**Task statement:** Reproduce the listing below without changes, except that pictures are left out.

--

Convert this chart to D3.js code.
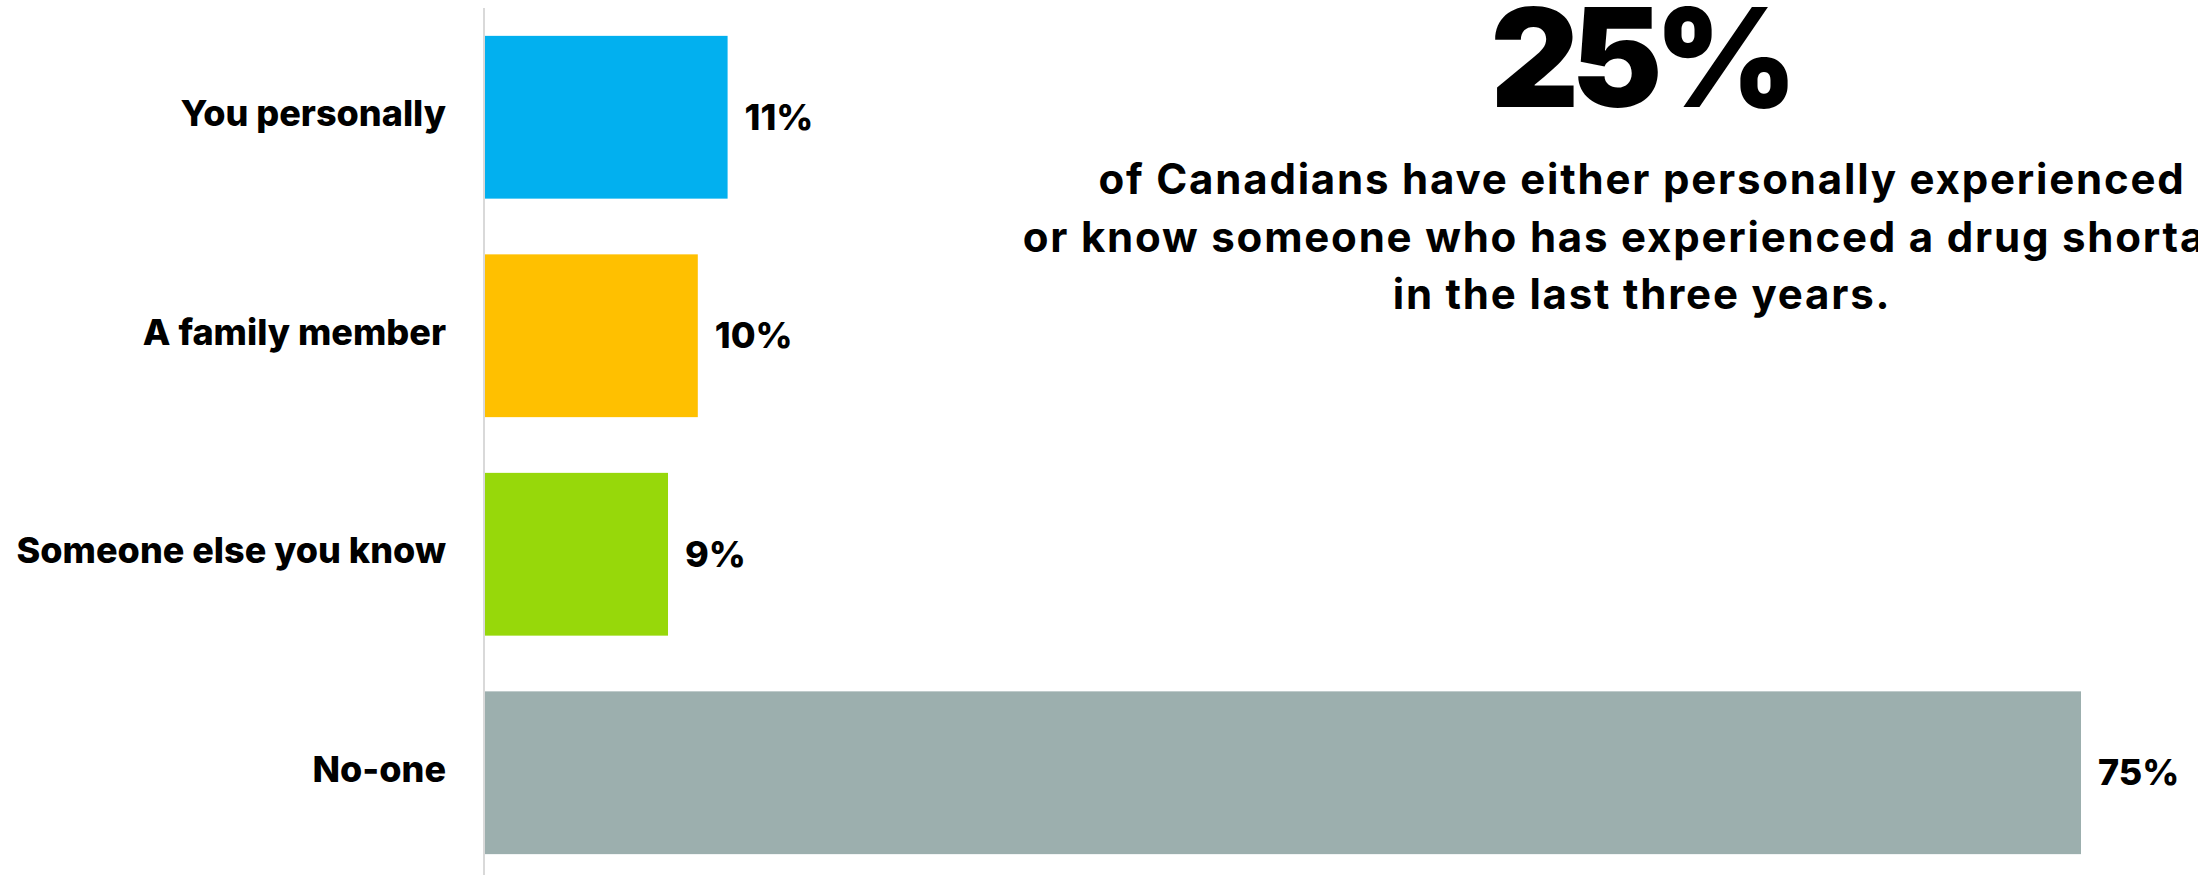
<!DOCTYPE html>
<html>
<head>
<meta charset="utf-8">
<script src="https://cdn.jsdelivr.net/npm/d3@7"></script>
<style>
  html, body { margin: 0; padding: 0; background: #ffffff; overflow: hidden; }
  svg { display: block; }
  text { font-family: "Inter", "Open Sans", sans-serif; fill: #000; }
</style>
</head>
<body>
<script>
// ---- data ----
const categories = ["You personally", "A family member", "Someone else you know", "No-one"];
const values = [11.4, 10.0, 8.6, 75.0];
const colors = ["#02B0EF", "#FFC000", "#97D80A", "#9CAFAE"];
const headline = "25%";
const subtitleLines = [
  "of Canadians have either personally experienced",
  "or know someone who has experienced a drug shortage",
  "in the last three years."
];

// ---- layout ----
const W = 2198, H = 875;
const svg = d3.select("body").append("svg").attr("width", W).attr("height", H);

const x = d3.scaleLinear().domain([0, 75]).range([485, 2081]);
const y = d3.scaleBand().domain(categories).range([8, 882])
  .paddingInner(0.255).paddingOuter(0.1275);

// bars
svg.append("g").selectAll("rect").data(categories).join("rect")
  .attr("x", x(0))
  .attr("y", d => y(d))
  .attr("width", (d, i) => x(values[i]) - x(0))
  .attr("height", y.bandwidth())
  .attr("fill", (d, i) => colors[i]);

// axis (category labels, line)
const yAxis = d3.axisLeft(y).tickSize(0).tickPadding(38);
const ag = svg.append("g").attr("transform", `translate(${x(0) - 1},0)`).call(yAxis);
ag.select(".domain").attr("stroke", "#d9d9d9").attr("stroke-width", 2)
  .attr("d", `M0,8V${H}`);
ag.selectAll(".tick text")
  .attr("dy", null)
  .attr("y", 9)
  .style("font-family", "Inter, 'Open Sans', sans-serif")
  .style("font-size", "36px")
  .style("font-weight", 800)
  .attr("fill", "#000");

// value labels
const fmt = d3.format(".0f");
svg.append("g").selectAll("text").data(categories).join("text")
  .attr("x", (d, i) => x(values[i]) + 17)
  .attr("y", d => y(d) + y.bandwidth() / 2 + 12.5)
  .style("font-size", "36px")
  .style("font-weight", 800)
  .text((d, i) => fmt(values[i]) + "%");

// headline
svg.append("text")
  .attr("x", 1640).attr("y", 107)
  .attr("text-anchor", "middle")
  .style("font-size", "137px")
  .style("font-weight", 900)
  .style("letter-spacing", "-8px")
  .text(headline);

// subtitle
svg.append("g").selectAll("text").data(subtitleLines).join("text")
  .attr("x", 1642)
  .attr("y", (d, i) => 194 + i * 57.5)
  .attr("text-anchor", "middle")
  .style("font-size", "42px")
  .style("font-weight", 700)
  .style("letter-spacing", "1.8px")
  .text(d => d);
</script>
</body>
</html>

--

**Exercise answer:**
Convert this chart to D3.js code.
<!DOCTYPE html>
<html>
<head>
<meta charset="utf-8">
<script src="https://cdn.jsdelivr.net/npm/d3@7"></script>
<style>
  html, body { margin: 0; padding: 0; background: #ffffff; overflow: hidden; }
  svg { display: block; }
  text { font-family: "Inter", "Open Sans", sans-serif; fill: #000; }
</style>
</head>
<body>
<script>
// ---- data ----
const categories = ["You personally", "A family member", "Someone else you know", "No-one"];
const values = [11.4, 10.0, 8.6, 75.0];
const colors = ["#02B0EF", "#FFC000", "#97D80A", "#9CAFAE"];
const headline = "25%";
const subtitleLines = [
  "of Canadians have either personally experienced",
  "or know someone who has experienced a drug shortage",
  "in the last three years."
];

// ---- layout ----
const W = 2198, H = 875;
const svg = d3.select("body").append("svg").attr("width", W).attr("height", H);

const x = d3.scaleLinear().domain([0, 75]).range([485, 2081]);
const y = d3.scaleBand().domain(categories).range([8, 882])
  .paddingInner(0.255).paddingOuter(0.1275);

// bars
svg.append("g").selectAll("rect").data(categories).join("rect")
  .attr("x", x(0))
  .attr("y", d => y(d))
  .attr("width", (d, i) => x(values[i]) - x(0))
  .attr("height", y.bandwidth())
  .attr("fill", (d, i) => colors[i]);

// axis (category labels, line)
const yAxis = d3.axisLeft(y).tickSize(0).tickPadding(38);
const ag = svg.append("g").attr("transform", `translate(${x(0) - 1},0)`).call(yAxis);
ag.select(".domain").attr("stroke", "#d9d9d9").attr("stroke-width", 2)
  .attr("d", `M0,8V${H}`);
ag.selectAll(".tick text")
  .attr("dy", null)
  .attr("y", 9)
  .style("font-family", "Inter, 'Open Sans', sans-serif")
  .style("font-size", "36px")
  .style("font-weight", 800)
  .attr("fill", "#000");

// value labels
const fmt = d3.format(".0f");
svg.append("g").selectAll("text").data(categories).join("text")
  .attr("x", (d, i) => x(values[i]) + 17)
  .attr("y", d => y(d) + y.bandwidth() / 2 + 12.5)
  .style("font-size", "36px")
  .style("font-weight", 800)
  .text((d, i) => fmt(values[i]) + "%");

// headline
svg.append("text")
  .attr("x", 1640).attr("y", 107)
  .attr("text-anchor", "middle")
  .style("font-size", "137px")
  .style("font-weight", 900)
  .style("letter-spacing", "-8px")
  .text(headline);

// subtitle
svg.append("g").selectAll("text").data(subtitleLines).join("text")
  .attr("x", 1642)
  .attr("y", (d, i) => 194 + i * 57.5)
  .attr("text-anchor", "middle")
  .style("font-size", "42px")
  .style("font-weight", 700)
  .style("letter-spacing", "1.8px")
  .text(d => d);
</script>
</body>
</html>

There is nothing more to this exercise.